El cuerpo sabio que el alma aprovecha (algo así decía J. Donne) hace gala entre las vías cuando se levantan las puntillas de los ruedos y la seda de la media se vuelve piel profunda para que el viajero tríptico pueda gemir a gusto antes de que se haga de día. Cuando están por llegar a destino, a pocos metros de encontrarse con la condesa que los hospedará (fundamental en la trama, binomio perfecto con Sonia) una impasse le contará al lector –a través de un plato de espárragos que Sonia se niega a comer– las primeras clases amatorias que la joven recibió en su cuarto de infancia cada vez que sigiloso y ¿vacilante? la visitaba su padre.

El camarote prólogo espera ansioso desparramar fluidos en la finca de la condesa donde se esconde el objeto más deseado: un hijo mostrado como sobrino y que no es más que un iniciado religioso, un abate en vísperas.

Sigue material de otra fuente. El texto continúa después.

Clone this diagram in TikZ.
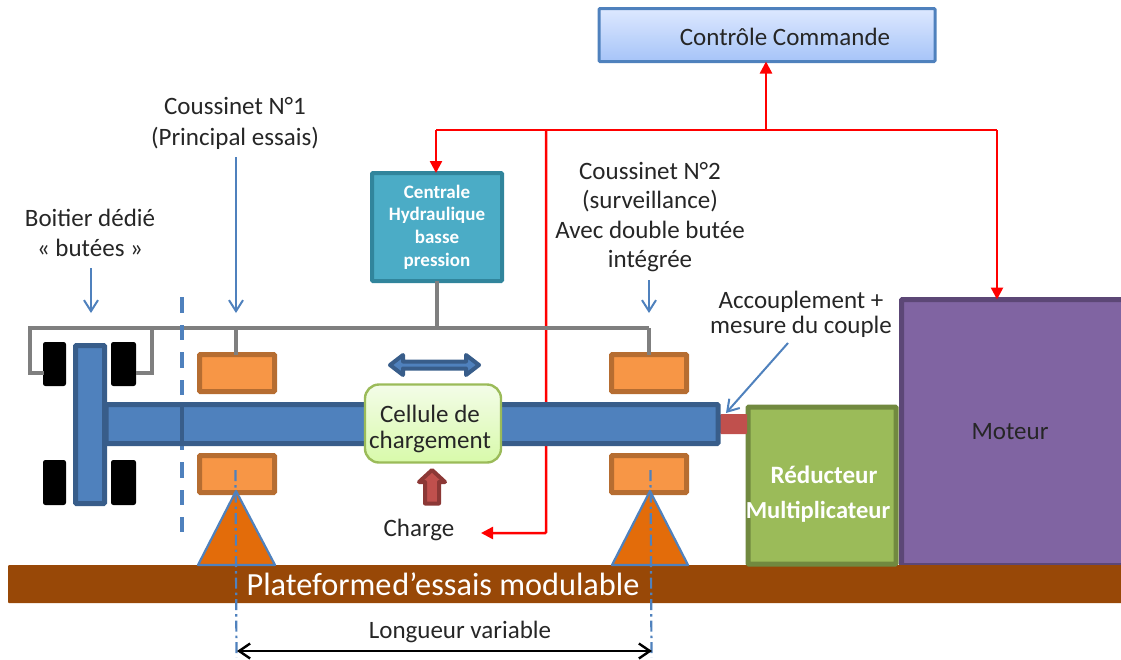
\documentclass[tikz,border=0pt]{standalone}
\usepackage{fontspec}
\setmainfont{Carlito}
\usetikzlibrary{arrows.meta}
\definecolor{lblue}{HTML}{4F81BD}
\definecolor{dblue}{HTML}{385D8A}
\definecolor{ored}{HTML}{F79646}
\definecolor{oredd}{HTML}{B66D31}
\definecolor{tri}{HTML}{E36C0A}
\definecolor{plat}{HTML}{984807}
\definecolor{graybar}{HTML}{7F7F7F}
\definecolor{txt}{HTML}{262626}
\definecolor{ctrltop}{HTML}{DDE8FF}
\definecolor{ctrlbot}{HTML}{A6C4F8}
\definecolor{hydfill}{HTML}{4BACC6}
\definecolor{hyddraw}{HTML}{31859C}
\definecolor{motfill}{HTML}{8064A2}
\definecolor{motdraw}{HTML}{5C4776}
\definecolor{gearfill}{HTML}{9BBB59}
\definecolor{geardraw}{HTML}{71893F}
\definecolor{coupfill}{HTML}{C0504D}
\definecolor{loaddraw}{HTML}{8C3836}
\definecolor{celltop}{HTML}{F3FCE8}
\definecolor{cellbot}{HTML}{D8FAAA}
\tikzset{
  every node/.style={inner sep=0pt,outer sep=0pt,text=txt},
  lab/.style={align=center,font=\fontsize{25}{29.5}\selectfont},
  part/.style={draw,rounded corners=1pt,anchor=north west},
  shaftpart/.style={part,fill=lblue,draw=dblue,line width=5pt},
  bearing/.style={part,fill=ored,draw=oredd,line width=5pt,minimum width=75pt,minimum height=37pt},
  stop/.style={part,fill=black,draw=black,line width=1pt,rounded corners=2pt,minimum width=22pt},
  redline/.style={draw=red,line width=2.5pt},
  redarrow/.style={redline,-{Triangle[length=12pt,width=12pt]}},
  grayline/.style={draw=graybar,line width=4.5pt,line join=miter},
  callout/.style={draw=lblue,line width=2pt,-{Straight Barb[length=11pt,width=14pt,line width=2pt]}},
  center line/.style={draw=lblue,line width=2.2pt,dash pattern=on 11pt off 4pt on 2.5pt off 4pt},
  support/.style={draw=lblue,fill=tri,line width=2.2pt,line join=round},
}
\begin{document}
\begin{tikzpicture}[x=1pt,y=-1pt]
\useasboundingbox (0,0) rectangle (1121,659);

% upper boxes
\node[part,draw=lblue,line width=3pt,top color=ctrltop,bottom color=ctrlbot,
  minimum width=336pt,minimum height=53pt] (ctrl) at (599,8.5) {};
\node[lab] (ctrltxt) at (785,37) {Contrôle Commande};
\node[part,fill=hydfill,draw=hyddraw,line width=4pt,minimum width=130pt,minimum height=108pt,
  align=center,font=\fontsize{19}{22.7}\selectfont\bfseries,text=white] (hyd) at (372,173)
  {\textcolor{white}{Centrale}\\\textcolor{white}{Hydraulique}\\\textcolor{white}{basse}\\\textcolor{white}{pression}};

% motor
\node[part,fill=motfill,draw=motdraw,line width=5pt,minimum width=240pt,minimum height=266pt] (mot) at (901.5,299.5) {};
\node[lab] (mottxt) at (1010,432) {Moteur};

% red network
\coordinate (busL) at (436,130);
\coordinate (busM) at (546,130);
\coordinate (busC) at (766,130);
\coordinate (busR) at (997,130);
\coordinate (chargeEnd) at (481,533);
\coordinate (chargeCorner) at (546,533);
\draw[redline] (busL) -- (busR);
\draw[redarrow] (busC) -- (ctrl.south -| busC);
\draw[redarrow] (busL) -- (hyd.north -| busL);
\draw[redarrow] (busR) -- (mot.north -| busR);
\draw[redarrow,rounded corners=1pt] (busM) -- (chargeCorner) -- (chargeEnd);

% platform
\node[part,draw=none,fill=plat,minimum width=1115pt,minimum height=38pt] (plat) at (8,565) {};
\node[font=\fontsize{32.3}{36}\selectfont,text=white] (plattxt) at (443,584) {\textcolor{white}{Plateforme\kern1pt d’essais modulable}};

% gearbox
\node[part,fill=gearfill,draw=geardraw,line width=5pt,minimum width=148pt,minimum height=157pt] (red) at (748,407) {};
\node[font=\fontsize{25}{28}\selectfont\bfseries,text=white] (redt1) at (824,475) {Réducteur};
\node[font=\fontsize{24.5}{28}\selectfont\bfseries,text=white] (redt2) at (818,512) {Multiplicateur};

% coupling
\node[part,draw=none,fill=coupfill,minimum width=27pt,minimum height=20pt] (coup) at (720,414) {};

% bearings
\node[bearing] (b1u) at (199.5,354.5) {};
\node[bearing] (b1l) at (199.5,455.5) {};
\node[bearing] (b2u) at (611.5,354.5) {};
\node[bearing] (b2l) at (611.5,455.5) {};

% thrust pads
\node[stop,minimum height=43pt] (s1) at (43.5,342.5) {};
\node[stop,minimum width=24pt,minimum height=43pt] (s2) at (111.5,342.5) {};
\node[stop,minimum height=44pt] (s3) at (43.5,460.5) {};
\node[stop,minimum width=24pt,minimum height=44pt] (s4) at (111.5,460.5) {};

% gray oil lines
\coordinate (gL) at (30,328);
\coordinate (gA) at (152,328);
\coordinate (gR) at (649,328);
\coordinate (g1) at (236,328);
\coordinate (gH) at (437,328);
\coordinate (gLb) at (30,373);
\coordinate (gAb) at (152,373);
\draw[grayline] (gR) -- (gL) -- (gLb) -- (gLb -| s1.west);
\draw[grayline] (gA) -- (gAb) -- (gAb -| s2.east);
\draw[grayline] (g1) -- (b1u.north -| g1);
\draw[grayline] (gR) -- (b2u.north -| gR);
\draw[grayline] (hyd.south -| gH) -- (gH);

% dashed separator (beneath the shaft)
\coordinate (sepT) at (182,297);
\coordinate (sepB) at (182,532);
\draw[draw=lblue,line width=4.5pt,dash pattern=on 16pt off 12pt on 15pt off 12pt] (sepT) -- (sepB);

% shaft
\node[shaftpart,minimum width=612pt,minimum height=39pt] (shaft) at (106,404.5) {};
\node[shaftpart,minimum width=29pt,minimum height=158pt] (thrust) at (75.5,345.5) {};
\coordinate (sepS1) at (182,403);
\coordinate (sepS2) at (182,445);
\draw[draw=dblue,line width=3.5pt] (sepS1) -- (sepS2);

% load cell
\node[part,rounded corners=14pt,draw=gearfill,line width=2.4pt,
  top color=celltop,bottom color=cellbot,
  minimum width=136pt,minimum height=78pt] (cell) at (365,384.5) {};
\node[lab,font=\fontsize{25}{26}\selectfont] (celltxt) at (430,429) {Cellule de\\chargement};

% supports
\coordinate (t1a) at (236,491);
\coordinate (t1l) at (198,565);
\coordinate (t1r) at (275,565);
\coordinate (t2a) at (650,491);
\coordinate (t2l) at (612,565);
\coordinate (t2r) at (688,565);
\draw[support] (t1a) -- (t1r) -- (t1l) -- cycle;
\draw[support] (t2a) -- (t2r) -- (t2l) -- cycle;

% centre lines
\coordinate (c1t) at (235.5,470);
\coordinate (c1b) at (236.5,657);
\coordinate (c2t) at (650.5,470);
\coordinate (c2b) at (651.5,657);
\draw[center line] (c1t) -- (c1b);
\draw[center line] (c2t) -- (c2b);

% dimension
\coordinate (d1) at (237,651);
\coordinate (d2) at (652,651);
\draw[draw=black,line width=2.4pt,{Straight Barb[length=11pt,width=15pt,line width=2.4pt]}-{Straight Barb[length=11pt,width=15pt,line width=2.4pt]}] (d1) -- (d2);
\node[lab] (lv) at (460,632) {Longueur variable};

% slide arrow
\draw[draw=dblue,line width=4pt,fill=lblue,line join=round]
  (390,365) -- (403,355) -- (403,361.5) -- (466,361.5) -- (466,355) -- (479,365)
  -- (466,375) -- (466,368.5) -- (403,368.5) -- (403,375) -- cycle;

% load arrow
\draw[draw=loaddraw,line width=4pt,fill=coupfill,line join=round]
  (432,470) -- (445,482) -- (439,482) -- (439,503.5) -- (425,503.5) -- (425,482) -- (419,482) -- cycle;
\node[lab] (chg) at (419,530) {Charge};

% labels and callouts
\node[lab,font=\fontsize{25}{31}\selectfont] (c1txt) at (235,123) {Coussinet N°1\\(Principal essais)};
\coordinate (a1s) at (236,157);
\coordinate (a1e) at (236,313);
\draw[callout] (a1s) -- (a1e);
\node[lab] (boit) at (90,233) {Boitier dédié\\« butées »};
\coordinate (a2s) at (91,268);
\coordinate (a2e) at (91,313);
\draw[callout] (a2s) -- (a2e);
\node[lab] (c2txt) at (650,217) {Coussinet N°2\\(surveillance)\\Avec double butée\\intégrée};
\coordinate (a3s) at (649,280);
\coordinate (a3e) at (649,313);
\draw[callout] (a3s) -- (a3e);
\node[lab,font=\fontsize{25}{25}\selectfont] (acc) at (801,314.5) {Accouplement +\\mesure du couple};
\coordinate (a4s) at (788,343);
\coordinate (a4e) at (726,413);
\draw[callout] (a4s) -- (a4e);
\end{tikzpicture}
\end{document}
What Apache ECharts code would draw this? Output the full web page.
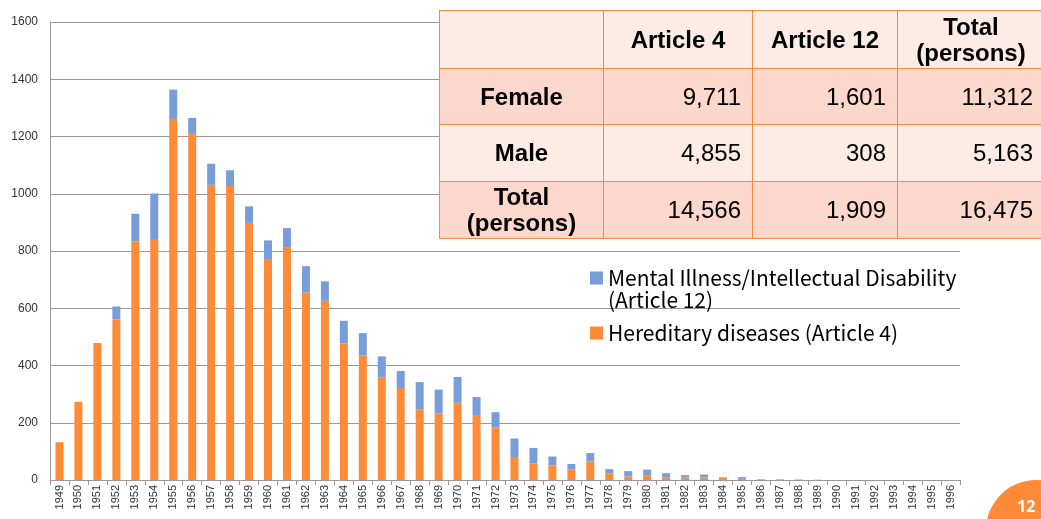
<!DOCTYPE html>
<html>
<head>
<meta charset="utf-8">
<script src="https://cdn.jsdelivr.net/npm/echarts@6/dist/echarts.min.js"></script>
<style>
  body { margin: 0; width: 1041px; height: 519px; overflow: hidden; background: #fff; position: relative; }
  #chart { position: absolute; left: 0; top: 0; width: 1041px; height: 519px; }
  #tbl {
    position: absolute; left: 439px; top: 10px; width: 605px;
    border-collapse: collapse; table-layout: fixed;
    font-family: "Liberation Sans", Arial, sans-serif; color: #000;
  }
  #tbl td { box-sizing: border-box; border: 1.5px solid #F68B40; padding: 0 8px; line-height: 26px; }
  #tbl td.h { font-weight: bold; text-align: center; font-size: 24px; }
  #tbl td.n { text-align: right; font-size: 24px; padding-right: 11px; }
  #tbl tr.light td { background: #FDECE6; }
  #tbl tr.dark td { background: #FBD7CC; }
</style>
</head>
<body>
<div id="chart"></div>
<table id="tbl"></table>
<script>
// years on the x axis
const years = [];
for (let y = 1949; y <= 1996; y++) years.push(String(y));

// Hereditary diseases (Article 4)
const article4 = [132, 273, 479, 561, 833, 842, 1261, 1209, 1031, 1027, 898, 769,
  814, 655, 626, 478, 436, 359, 321, 247, 233, 270, 227, 184, 77, 58, 51, 37, 65,
  23, 12, 17, 10, 8, 9, 8, 4, 1, 2, 1, 0, 0, 0, 0, 0, 0, 0, 0];

// Mental Illness/Intellectual Disability (Article 12)
const article12 = [0, 0, 0, 45, 97, 159, 103, 56, 74, 55, 58, 68,
  66, 92, 68, 78, 77, 73, 60, 95, 83, 90, 63, 53, 68, 54, 31, 19, 29,
  15, 19, 19, 14, 9, 10, 2, 6, 2, 1, 1, 1, 0, 0, 0, 0, 0, 0, 0];

const name4 = 'Hereditary diseases (Article 4)';
const name12 = 'Mental Illness/Intellectual Disability\n(Article 12)';

// summary table
const tableHead = ['', 'Article 4', 'Article 12', 'Total<br>(persons)'];
const tableRows = ['Female', 'Male', 'Total<br>(persons)'];
const tableVals = [
  ['9,711', '1,601', '11,312'],
  ['4,855', '308', '5,163'],
  ['14,566', '1,909', '16,475']
];

const tbl = document.getElementById('tbl');
const widths = [164, 149, 145, 147];
const rowH = [58, 56, 57, 57];
let html = '<tr class="light" style="height:' + rowH[0] + 'px">';
tableHead.forEach((h, i) => { html += '<td class="h" style="width:' + widths[i] + 'px">' + h + '</td>'; });
html += '</tr>';
tableRows.forEach((r, i) => {
  html += '<tr class="' + (i % 2 === 0 ? 'dark' : 'light') + '" style="height:' + rowH[i + 1] + 'px">';
  html += '<td class="h">' + r + '</td>';
  tableVals[i].forEach(v => { html += '<td class="n">' + v + '</td>'; });
  html += '</tr>';
});
tbl.innerHTML = html;

// legend icons in a 13x44 box: square level with the first text line
const iconTop = 'path://M0,0L13,0Z M0,4.5L13,4.5L13,17.5L0,17.5Z M0,44L13,44Z';
const iconMid = 'path://M0,0L13,0Z M0,15.5L13,15.5L13,28.5L0,28.5Z M0,44L13,44Z';

const chart = echarts.init(document.getElementById('chart'));

chart.setOption({
  animation: false,
  grid: { left: 50, right: 81, top: 22, bottom: 39 },
  legend: {
    orient: 'vertical',
    left: 585,
    top: 262,
    itemWidth: 13,
    itemHeight: 44,
    itemGap: 0,
    textStyle: {
      fontFamily: '"Noto Sans CJK JP", sans-serif',
      fontSize: 21,
      color: '#000',
      lineHeight: 22
    },
    data: [
      { name: name12, icon: iconTop },
      { name: name4, icon: iconMid }
    ]
  },
  xAxis: {
    type: 'category',
    data: years,
    axisLine: { lineStyle: { color: '#999' } },
    axisTick: { show: true, interval: 0, length: 5, lineStyle: { color: '#999' } },
    axisLabel: {
      interval: 0,
      rotate: 90,
      margin: 5,
      fontSize: 11,
      color: '#333',
      fontFamily: '"Liberation Sans", Arial, sans-serif'
    }
  },
  yAxis: {
    type: 'value',
    min: 0,
    max: 1600,
    interval: 200,
    axisLine: { show: true, lineStyle: { color: '#999' } },
    axisTick: { show: false },
    axisLabel: {
      fontSize: 12,
      color: '#333',
      margin: 12,
      formatter: v => String(v),
      fontFamily: '"Liberation Sans", Arial, sans-serif'
    },
    splitLine: { lineStyle: { color: '#999', width: 1 } }
  },
  series: [
    {
      name: name4,
      type: 'bar',
      stack: 'total',
      barWidth: 8,
      data: article4,
      itemStyle: { color: '#FF8A38' }
    },
    {
      name: name12,
      type: 'bar',
      stack: 'total',
      barWidth: 8,
      data: article12,
      itemStyle: { color: '#799DDB' }
    }
  ],
  graphic: [
    {
      type: 'circle',
      shape: { cx: 1036, cy: 530, r: 50 },
      style: { fill: '#FF8A38' },
      z: 10
    },
    {
      type: 'text',
      left: 1017,
      top: 499,
      style: {
        text: '12',
        fill: '#fff',
        font: 'bold 16px "Open Sans", sans-serif'
      },
      z: 11
    }
  ]
});
</script>
</body>
</html>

Si es siempre visible en la trama erótica el primer titubeo también es predecible su desorden pletórico, su entrada violenta en la oleada tumultuosa del ambicionado deseo y es especialmente en ese desorden donde Constante –la seducida por Dumas– que zarandeó un no lugar, un tiempo difuso y una privilegiada voz femenina para su novela arma el juego del rechazo y la voluptuosidad. Un artificio sexual que como en la comedia shakespereana entreteje una caza de seductores y seducidos sin correspondencia y donde se acumularán los días en sánscrito aunque se implore en latín, todo sea por poseer al muchachito virgen de la cruz y los rezos.

Un pasajero inesperado devenido en esclavo ferviente (sexual y mucamo), un militar de tenso sueño bruto que desea a quien lo desprecia, una condesa avivadísima con el rabo entre las patas y oficiando una feria de vanidades y una iniciada que acosa a un seminarista tentado por las artes de Edipo son las válvulas de un pentámetro yámbico que se lame a sí mismo componiendo una novela de intrigante maldad que se ilusiona imaginando la impertinencia húmeda del próximo aquelarre.